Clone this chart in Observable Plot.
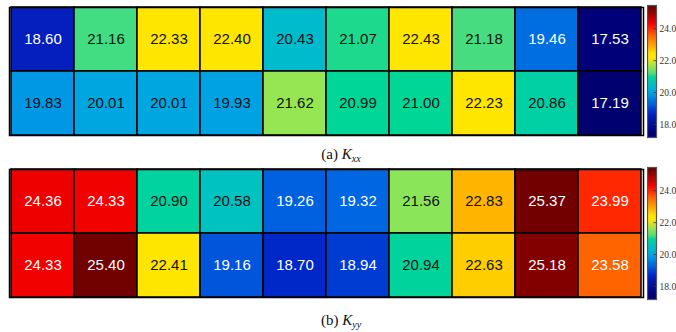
<!DOCTYPE html>
<html>
<head>
<meta charset="utf-8">
<script src="https://cdn.jsdelivr.net/npm/d3@7"></script>
<script src="https://cdn.jsdelivr.net/npm/@observablehq/plot@0.6"></script>
<style>
  body { margin: 0; background: #fff; }
  #fig { position: relative; width: 676px; height: 332px; background: #fff; overflow: hidden; }
  #fig > div { position: absolute; }
  .cap { left: 0; width: 682px; text-align: center; font-family: "Liberation Serif", "DejaVu Serif", serif; font-size: 15px; color: #111; line-height: 18px; }
  .cap sub { font-size: 10px; font-style: italic; vertical-align: -3px; }
</style>
</head>
<body>
<div id="fig"></div>
<script>
// Permeability components on a 2 x 10 grid
const columns = [0, 1, 2, 3, 4, 5, 6, 7, 8, 9];
const rows = [0, 1];
const kxxRow1 = [18.60, 21.16, 22.33, 22.40, 20.43, 21.07, 22.43, 21.18, 19.46, 17.53];
const kxxRow2 = [19.83, 20.01, 20.01, 19.93, 21.62, 20.99, 21.00, 22.23, 20.86, 17.19];
const kyyRow1 = [24.36, 24.33, 20.90, 20.58, 19.26, 19.32, 21.56, 22.83, 25.37, 23.99];
const kyyRow2 = [24.33, 25.40, 22.41, 19.16, 18.70, 18.94, 20.94, 22.63, 25.18, 23.58];
const colorbarTicks = [18, 20, 22, 24];
const colorbarRange = [17.19, 25.45];

// Rainbow colormap stops
const cmapStops = [17.19, 17.53, 18.60, 18.70, 18.94, 19.29, 19.46, 19.90, 20.50, 21.00, 21.17, 21.60, 22.20, 22.45, 22.75, 23.58, 23.99, 24.35, 25.30, 25.45];
const cmapColors = ["#00006e", "#000078", "#051ebe", "#0028c8", "#003cd2", "#0064e1", "#006ee1", "#00a0e6", "#00bec8", "#00d796", "#46dc82", "#91e655", "#ffe600", "#ffe600", "#ffbe00", "#ff6400", "#ff2800", "#f00000", "#730000", "#700000"];
const colorScale = {type: "linear", domain: cmapStops, range: cmapColors, interpolate: "rgb"};

const panels = [
  {rowsData: [kxxRow1, kxxRow2], top: 0, label: "(a) ", sub: "xx", capTop: 145},
  {rowsData: [kyyRow1, kyyRow2], top: 162, label: "(b) ", sub: "yy", capTop: 311}
];

const fig = document.getElementById("fig");

for (const p of panels) {
  const cells = [];
  p.rowsData.forEach((vals, r) => vals.forEach((v, c) => cells.push({row: r, col: c, value: v})));

  const heat = Plot.plot({
    width: 676,
    height: 142,
    marginLeft: 9,
    marginRight: 33,
    marginTop: 7,
    marginBottom: 7,
    x: {type: "band", domain: columns, padding: 0, axis: null},
    y: {type: "band", domain: rows, padding: 0, axis: null},
    color: colorScale,
    style: {fontFamily: "'Liberation Sans', Arial, sans-serif", background: "transparent"},
    marks: [
      Plot.cell(cells, {x: "col", y: "row", fill: "value", stroke: "#000", strokeWidth: 1.5}),
      Plot.text(cells, {
        x: "col", y: "row", text: d => d.value.toFixed(2),
        fill: d => (d.value < 19.5 || d.value > 23.3) ? "#fff" : "#111",
        fontSize: 15
      }),
      Plot.frame({stroke: "#000", strokeWidth: 1.5})
    ]
  });
  const hd = document.createElement("div");
  hd.style.left = "0px";
  hd.style.top = p.top + "px";
  hd.appendChild(heat);
  fig.appendChild(hd);

  const bar = Plot.plot({
    width: 29,
    height: 142,
    marginLeft: 0,
    marginRight: 20,
    marginTop: 5,
    marginBottom: 5,
    x: {domain: [0, 1], axis: null},
    y: {domain: colorbarRange, axis: null},
    color: colorScale,
    style: {background: "transparent"},
    marks: [
      Plot.raster({x1: 0, x2: 1, y1: colorbarRange[0], y2: colorbarRange[1], fill: (x, y) => y, pixelSize: 1}),
      Plot.ruleY(colorbarTicks, {x1: 0.72, x2: 1, stroke: "#333", strokeWidth: 0.8}),
      Plot.frame({stroke: "#555", strokeWidth: 1.2}),
      Plot.axisY(colorbarTicks, {
        anchor: "right", tickSize: 0, tickPadding: 3,
        tickFormat: d => d.toFixed(1),
        fontSize: 9.5, fontFamily: "'Liberation Serif', serif", fill: "#333"
      })
    ]
  });
  const bd = document.createElement("div");
  bd.style.left = "647px";
  bd.style.top = p.top + "px";
  bd.appendChild(bar);
  fig.appendChild(bd);

  const cap = document.createElement("div");
  cap.className = "cap";
  cap.style.top = p.capTop + "px";
  cap.innerHTML = p.label + "<i>K</i><sub>" + p.sub + "</sub>";
  fig.appendChild(cap);
}
</script>
</body>
</html>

> _Exercise directions_:
Set the listing down in full and exactly. Pictures within it should not appear in the copy.

> _Exercise answer_:
Clone this chart in Observable Plot.
<!DOCTYPE html>
<html>
<head>
<meta charset="utf-8">
<script src="https://cdn.jsdelivr.net/npm/d3@7"></script>
<script src="https://cdn.jsdelivr.net/npm/@observablehq/plot@0.6"></script>
<style>
  body { margin: 0; background: #fff; }
  #fig { position: relative; width: 676px; height: 332px; background: #fff; overflow: hidden; }
  #fig > div { position: absolute; }
  .cap { left: 0; width: 682px; text-align: center; font-family: "Liberation Serif", "DejaVu Serif", serif; font-size: 15px; color: #111; line-height: 18px; }
  .cap sub { font-size: 10px; font-style: italic; vertical-align: -3px; }
</style>
</head>
<body>
<div id="fig"></div>
<script>
// Permeability components on a 2 x 10 grid
const columns = [0, 1, 2, 3, 4, 5, 6, 7, 8, 9];
const rows = [0, 1];
const kxxRow1 = [18.60, 21.16, 22.33, 22.40, 20.43, 21.07, 22.43, 21.18, 19.46, 17.53];
const kxxRow2 = [19.83, 20.01, 20.01, 19.93, 21.62, 20.99, 21.00, 22.23, 20.86, 17.19];
const kyyRow1 = [24.36, 24.33, 20.90, 20.58, 19.26, 19.32, 21.56, 22.83, 25.37, 23.99];
const kyyRow2 = [24.33, 25.40, 22.41, 19.16, 18.70, 18.94, 20.94, 22.63, 25.18, 23.58];
const colorbarTicks = [18, 20, 22, 24];
const colorbarRange = [17.19, 25.45];

// Rainbow colormap stops
const cmapStops = [17.19, 17.53, 18.60, 18.70, 18.94, 19.29, 19.46, 19.90, 20.50, 21.00, 21.17, 21.60, 22.20, 22.45, 22.75, 23.58, 23.99, 24.35, 25.30, 25.45];
const cmapColors = ["#00006e", "#000078", "#051ebe", "#0028c8", "#003cd2", "#0064e1", "#006ee1", "#00a0e6", "#00bec8", "#00d796", "#46dc82", "#91e655", "#ffe600", "#ffe600", "#ffbe00", "#ff6400", "#ff2800", "#f00000", "#730000", "#700000"];
const colorScale = {type: "linear", domain: cmapStops, range: cmapColors, interpolate: "rgb"};

const panels = [
  {rowsData: [kxxRow1, kxxRow2], top: 0, label: "(a) ", sub: "xx", capTop: 145},
  {rowsData: [kyyRow1, kyyRow2], top: 162, label: "(b) ", sub: "yy", capTop: 311}
];

const fig = document.getElementById("fig");

for (const p of panels) {
  const cells = [];
  p.rowsData.forEach((vals, r) => vals.forEach((v, c) => cells.push({row: r, col: c, value: v})));

  const heat = Plot.plot({
    width: 676,
    height: 142,
    marginLeft: 9,
    marginRight: 33,
    marginTop: 7,
    marginBottom: 7,
    x: {type: "band", domain: columns, padding: 0, axis: null},
    y: {type: "band", domain: rows, padding: 0, axis: null},
    color: colorScale,
    style: {fontFamily: "'Liberation Sans', Arial, sans-serif", background: "transparent"},
    marks: [
      Plot.cell(cells, {x: "col", y: "row", fill: "value", stroke: "#000", strokeWidth: 1.5}),
      Plot.text(cells, {
        x: "col", y: "row", text: d => d.value.toFixed(2),
        fill: d => (d.value < 19.5 || d.value > 23.3) ? "#fff" : "#111",
        fontSize: 15
      }),
      Plot.frame({stroke: "#000", strokeWidth: 1.5})
    ]
  });
  const hd = document.createElement("div");
  hd.style.left = "0px";
  hd.style.top = p.top + "px";
  hd.appendChild(heat);
  fig.appendChild(hd);

  const bar = Plot.plot({
    width: 29,
    height: 142,
    marginLeft: 0,
    marginRight: 20,
    marginTop: 5,
    marginBottom: 5,
    x: {domain: [0, 1], axis: null},
    y: {domain: colorbarRange, axis: null},
    color: colorScale,
    style: {background: "transparent"},
    marks: [
      Plot.raster({x1: 0, x2: 1, y1: colorbarRange[0], y2: colorbarRange[1], fill: (x, y) => y, pixelSize: 1}),
      Plot.ruleY(colorbarTicks, {x1: 0.72, x2: 1, stroke: "#333", strokeWidth: 0.8}),
      Plot.frame({stroke: "#555", strokeWidth: 1.2}),
      Plot.axisY(colorbarTicks, {
        anchor: "right", tickSize: 0, tickPadding: 3,
        tickFormat: d => d.toFixed(1),
        fontSize: 9.5, fontFamily: "'Liberation Serif', serif", fill: "#333"
      })
    ]
  });
  const bd = document.createElement("div");
  bd.style.left = "647px";
  bd.style.top = p.top + "px";
  bd.appendChild(bar);
  fig.appendChild(bd);

  const cap = document.createElement("div");
  cap.className = "cap";
  cap.style.top = p.capTop + "px";
  cap.innerHTML = p.label + "<i>K</i><sub>" + p.sub + "</sub>";
  fig.appendChild(cap);
}
</script>
</body>
</html>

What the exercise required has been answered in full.